>>>>

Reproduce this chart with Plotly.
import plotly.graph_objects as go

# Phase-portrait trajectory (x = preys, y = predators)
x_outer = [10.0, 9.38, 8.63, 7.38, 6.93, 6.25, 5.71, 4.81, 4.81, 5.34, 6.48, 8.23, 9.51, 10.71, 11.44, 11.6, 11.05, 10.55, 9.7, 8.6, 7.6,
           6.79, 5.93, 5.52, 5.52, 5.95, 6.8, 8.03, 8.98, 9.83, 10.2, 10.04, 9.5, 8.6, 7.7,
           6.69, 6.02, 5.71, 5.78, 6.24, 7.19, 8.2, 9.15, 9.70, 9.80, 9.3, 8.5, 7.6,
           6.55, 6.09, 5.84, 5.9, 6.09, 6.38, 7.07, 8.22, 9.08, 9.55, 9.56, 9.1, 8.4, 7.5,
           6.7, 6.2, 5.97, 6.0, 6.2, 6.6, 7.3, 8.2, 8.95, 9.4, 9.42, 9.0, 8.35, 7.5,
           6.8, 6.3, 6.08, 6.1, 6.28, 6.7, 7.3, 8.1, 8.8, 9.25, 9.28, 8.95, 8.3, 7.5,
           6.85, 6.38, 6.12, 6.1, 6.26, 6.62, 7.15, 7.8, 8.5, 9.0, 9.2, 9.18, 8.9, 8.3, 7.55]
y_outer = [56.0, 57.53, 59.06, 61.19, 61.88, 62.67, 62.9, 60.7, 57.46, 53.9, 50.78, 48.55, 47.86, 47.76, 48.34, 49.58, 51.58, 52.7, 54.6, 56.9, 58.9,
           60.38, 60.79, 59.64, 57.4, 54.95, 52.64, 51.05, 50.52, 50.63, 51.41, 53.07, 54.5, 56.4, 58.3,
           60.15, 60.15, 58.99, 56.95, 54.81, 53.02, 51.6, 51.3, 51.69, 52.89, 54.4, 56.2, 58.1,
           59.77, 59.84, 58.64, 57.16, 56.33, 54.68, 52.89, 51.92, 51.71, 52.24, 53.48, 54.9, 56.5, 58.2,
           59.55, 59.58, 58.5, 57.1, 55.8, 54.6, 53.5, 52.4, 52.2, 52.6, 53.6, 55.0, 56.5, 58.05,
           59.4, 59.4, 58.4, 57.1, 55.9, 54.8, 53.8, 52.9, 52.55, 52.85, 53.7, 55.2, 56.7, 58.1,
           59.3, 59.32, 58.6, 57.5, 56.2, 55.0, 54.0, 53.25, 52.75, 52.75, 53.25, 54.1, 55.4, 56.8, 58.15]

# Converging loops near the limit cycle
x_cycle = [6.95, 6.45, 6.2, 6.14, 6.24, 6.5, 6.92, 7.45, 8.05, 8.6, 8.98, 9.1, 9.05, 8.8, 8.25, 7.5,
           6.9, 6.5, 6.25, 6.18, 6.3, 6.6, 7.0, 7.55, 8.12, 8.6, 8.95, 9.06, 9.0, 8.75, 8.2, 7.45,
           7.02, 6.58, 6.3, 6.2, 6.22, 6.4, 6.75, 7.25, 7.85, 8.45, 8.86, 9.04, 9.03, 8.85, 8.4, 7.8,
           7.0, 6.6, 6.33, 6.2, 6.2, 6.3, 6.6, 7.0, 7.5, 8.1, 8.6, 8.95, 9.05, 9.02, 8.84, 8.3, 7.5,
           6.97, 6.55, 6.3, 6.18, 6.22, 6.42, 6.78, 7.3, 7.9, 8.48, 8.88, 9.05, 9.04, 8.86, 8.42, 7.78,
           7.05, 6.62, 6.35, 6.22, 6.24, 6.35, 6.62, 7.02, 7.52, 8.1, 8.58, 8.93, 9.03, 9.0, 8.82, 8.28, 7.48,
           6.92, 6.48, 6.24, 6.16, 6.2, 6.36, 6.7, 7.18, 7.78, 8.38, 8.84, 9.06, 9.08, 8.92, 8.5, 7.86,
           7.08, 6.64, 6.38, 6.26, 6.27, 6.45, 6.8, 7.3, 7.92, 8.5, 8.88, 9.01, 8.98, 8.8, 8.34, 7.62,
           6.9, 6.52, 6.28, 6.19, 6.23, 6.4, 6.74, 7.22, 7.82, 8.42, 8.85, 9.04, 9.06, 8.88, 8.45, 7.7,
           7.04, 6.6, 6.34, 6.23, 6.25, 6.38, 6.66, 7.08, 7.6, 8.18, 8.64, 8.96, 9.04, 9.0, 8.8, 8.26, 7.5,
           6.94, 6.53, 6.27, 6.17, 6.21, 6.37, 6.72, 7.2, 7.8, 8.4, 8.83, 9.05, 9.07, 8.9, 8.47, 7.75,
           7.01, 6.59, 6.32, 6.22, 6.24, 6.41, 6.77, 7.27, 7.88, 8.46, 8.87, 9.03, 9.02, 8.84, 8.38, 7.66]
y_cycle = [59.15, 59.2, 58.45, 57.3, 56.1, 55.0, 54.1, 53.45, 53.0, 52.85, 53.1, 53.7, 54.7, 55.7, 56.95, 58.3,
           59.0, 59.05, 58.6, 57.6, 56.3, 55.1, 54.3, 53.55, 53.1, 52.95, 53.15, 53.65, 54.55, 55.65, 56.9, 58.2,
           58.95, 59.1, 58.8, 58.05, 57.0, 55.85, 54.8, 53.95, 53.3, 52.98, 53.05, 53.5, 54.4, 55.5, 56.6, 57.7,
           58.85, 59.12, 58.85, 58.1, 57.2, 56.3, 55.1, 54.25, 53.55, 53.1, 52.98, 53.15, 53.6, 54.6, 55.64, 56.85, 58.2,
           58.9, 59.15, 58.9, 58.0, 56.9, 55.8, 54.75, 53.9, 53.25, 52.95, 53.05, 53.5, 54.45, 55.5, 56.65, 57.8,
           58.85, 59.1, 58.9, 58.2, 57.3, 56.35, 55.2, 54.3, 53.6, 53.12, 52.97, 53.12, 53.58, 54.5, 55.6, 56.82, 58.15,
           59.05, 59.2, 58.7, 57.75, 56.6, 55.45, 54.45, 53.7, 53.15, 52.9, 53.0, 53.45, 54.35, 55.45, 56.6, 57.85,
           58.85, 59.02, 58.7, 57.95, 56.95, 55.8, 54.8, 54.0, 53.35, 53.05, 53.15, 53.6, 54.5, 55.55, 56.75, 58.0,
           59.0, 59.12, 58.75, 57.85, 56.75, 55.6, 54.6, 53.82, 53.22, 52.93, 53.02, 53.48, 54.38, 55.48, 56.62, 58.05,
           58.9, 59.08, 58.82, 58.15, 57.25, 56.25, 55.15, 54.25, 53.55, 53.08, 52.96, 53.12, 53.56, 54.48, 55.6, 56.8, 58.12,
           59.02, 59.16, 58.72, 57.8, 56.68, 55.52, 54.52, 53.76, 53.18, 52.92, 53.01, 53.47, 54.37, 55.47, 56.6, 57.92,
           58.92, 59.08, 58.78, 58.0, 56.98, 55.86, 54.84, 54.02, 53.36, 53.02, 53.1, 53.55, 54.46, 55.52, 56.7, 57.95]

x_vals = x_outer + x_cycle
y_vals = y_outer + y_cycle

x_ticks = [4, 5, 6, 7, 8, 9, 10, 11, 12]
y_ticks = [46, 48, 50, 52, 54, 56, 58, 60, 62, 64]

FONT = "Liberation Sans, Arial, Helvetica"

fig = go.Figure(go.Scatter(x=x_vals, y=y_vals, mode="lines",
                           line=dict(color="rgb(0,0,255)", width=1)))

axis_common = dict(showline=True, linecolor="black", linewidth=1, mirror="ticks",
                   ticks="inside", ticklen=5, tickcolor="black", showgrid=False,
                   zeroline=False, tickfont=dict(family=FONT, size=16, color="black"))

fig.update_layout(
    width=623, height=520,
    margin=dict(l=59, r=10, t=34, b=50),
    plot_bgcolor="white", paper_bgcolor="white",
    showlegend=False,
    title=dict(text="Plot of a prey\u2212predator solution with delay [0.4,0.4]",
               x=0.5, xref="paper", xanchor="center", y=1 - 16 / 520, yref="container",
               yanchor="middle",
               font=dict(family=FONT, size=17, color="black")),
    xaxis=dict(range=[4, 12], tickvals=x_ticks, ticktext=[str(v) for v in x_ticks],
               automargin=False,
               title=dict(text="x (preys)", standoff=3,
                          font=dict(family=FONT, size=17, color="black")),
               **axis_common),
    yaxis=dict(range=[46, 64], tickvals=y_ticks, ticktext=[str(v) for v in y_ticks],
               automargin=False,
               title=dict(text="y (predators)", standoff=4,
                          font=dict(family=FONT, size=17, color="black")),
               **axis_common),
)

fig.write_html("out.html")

<<<<

» **CHALLENGE**: Print only the lines that run from the start of the listing to the line bearing "55.4, 56.8, 58.15]"; please keep the first line and that last one, exactly as they appear.

» **THE RESPONSE**:
Reproduce this chart with Plotly.
import plotly.graph_objects as go

# Phase-portrait trajectory (x = preys, y = predators)
x_outer = [10.0, 9.38, 8.63, 7.38, 6.93, 6.25, 5.71, 4.81, 4.81, 5.34, 6.48, 8.23, 9.51, 10.71, 11.44, 11.6, 11.05, 10.55, 9.7, 8.6, 7.6,
           6.79, 5.93, 5.52, 5.52, 5.95, 6.8, 8.03, 8.98, 9.83, 10.2, 10.04, 9.5, 8.6, 7.7,
           6.69, 6.02, 5.71, 5.78, 6.24, 7.19, 8.2, 9.15, 9.70, 9.80, 9.3, 8.5, 7.6,
           6.55, 6.09, 5.84, 5.9, 6.09, 6.38, 7.07, 8.22, 9.08, 9.55, 9.56, 9.1, 8.4, 7.5,
           6.7, 6.2, 5.97, 6.0, 6.2, 6.6, 7.3, 8.2, 8.95, 9.4, 9.42, 9.0, 8.35, 7.5,
           6.8, 6.3, 6.08, 6.1, 6.28, 6.7, 7.3, 8.1, 8.8, 9.25, 9.28, 8.95, 8.3, 7.5,
           6.85, 6.38, 6.12, 6.1, 6.26, 6.62, 7.15, 7.8, 8.5, 9.0, 9.2, 9.18, 8.9, 8.3, 7.55]
y_outer = [56.0, 57.53, 59.06, 61.19, 61.88, 62.67, 62.9, 60.7, 57.46, 53.9, 50.78, 48.55, 47.86, 47.76, 48.34, 49.58, 51.58, 52.7, 54.6, 56.9, 58.9,
           60.38, 60.79, 59.64, 57.4, 54.95, 52.64, 51.05, 50.52, 50.63, 51.41, 53.07, 54.5, 56.4, 58.3,
           60.15, 60.15, 58.99, 56.95, 54.81, 53.02, 51.6, 51.3, 51.69, 52.89, 54.4, 56.2, 58.1,
           59.77, 59.84, 58.64, 57.16, 56.33, 54.68, 52.89, 51.92, 51.71, 52.24, 53.48, 54.9, 56.5, 58.2,
           59.55, 59.58, 58.5, 57.1, 55.8, 54.6, 53.5, 52.4, 52.2, 52.6, 53.6, 55.0, 56.5, 58.05,
           59.4, 59.4, 58.4, 57.1, 55.9, 54.8, 53.8, 52.9, 52.55, 52.85, 53.7, 55.2, 56.7, 58.1,
           59.3, 59.32, 58.6, 57.5, 56.2, 55.0, 54.0, 53.25, 52.75, 52.75, 53.25, 54.1, 55.4, 56.8, 58.15]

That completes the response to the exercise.